Early this August, Jennifer Jenkins from Giant Artists gave the first of three lectures for the New York Film Academy Photography Department’s summer series. In attendance were students interested in learning more about professionalism within the industry.
Jenkins began her career in music working with bands like Wilco and Elliot Smith. She spent 11 years managing artists, but around 2005 the future of the music industry was called into question with the advent of streaming services and illegal downloads.
Jenkins began to look at other ways she could engage with and serve the music community. Her first love was the album cover, and soon she had created Giant and began working with photographers with a unique way of seeing the world.

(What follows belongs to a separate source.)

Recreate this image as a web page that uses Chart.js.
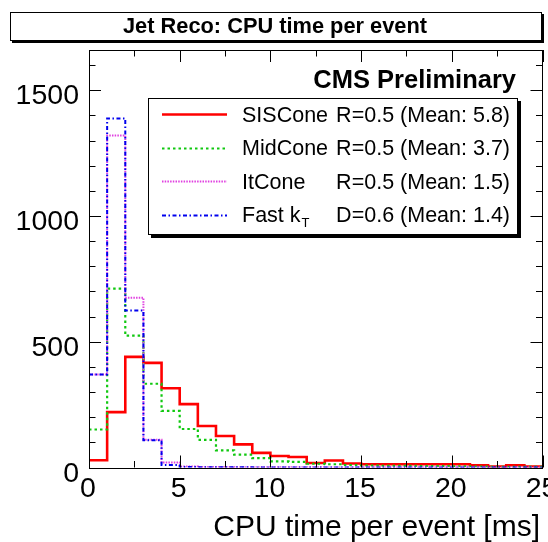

Though album photography was her passion, Jenkins revealed that advertising is Giant’s bread and butter. She explained that current trends are against the grain, and clients are looking for something they haven’t seen before. This bodes well for Giant’s artists like Emily Shur, Christaan Felber, Jessica Antola, Tom Van Schelven, and RJ Shaughnessy.
Jenkins’ had plenty advice for students as they make their way into the working world. First, she suggested that every artist find his or her own voice. She calls this “Diversity with a single point of view.”
Many young photographers begin as a studio assistant. Jenkins commented that many of those assistants leave with work that looks just like their former bosses, but no one will buy a copy while the original is still available. Jenkins suggests working as an assistant for just a few years.
“Find your own team,” was another piece of advice that Jenkins emphasized to students. Photography is not a profession that can be done solo: Many clients are asking for motion graphics and GIFs. Having a trustworthy editor and graphics team will put beginners far ahead of the competition.
Another important to-do for aspiring photographers is to have a beautiful and completed portfolio. “Make sure all of your pages are printed from the same place.” Jenkins detailed the unpleasant experience of flipping through a talented artist book when every page looks different. Clean uniformity helps the keep the viewer’s eye where it should be — on the work. Jenkins suggested clean white paper in an 11×14 black book with a two-inch margin and no more than 70 prints. Jenkins cautioned against going the iPod route: The backlighting can be distracting and many clients like the look and feel of a book.
Once a portfolio book is complete, photographers will be ready to start submitting their work. Jenkins attends a number of photography competitions throughout the year. Artists were encouraged to apply to and attend these competitions. She also suggested using an industry database like Agency Access to book jobs.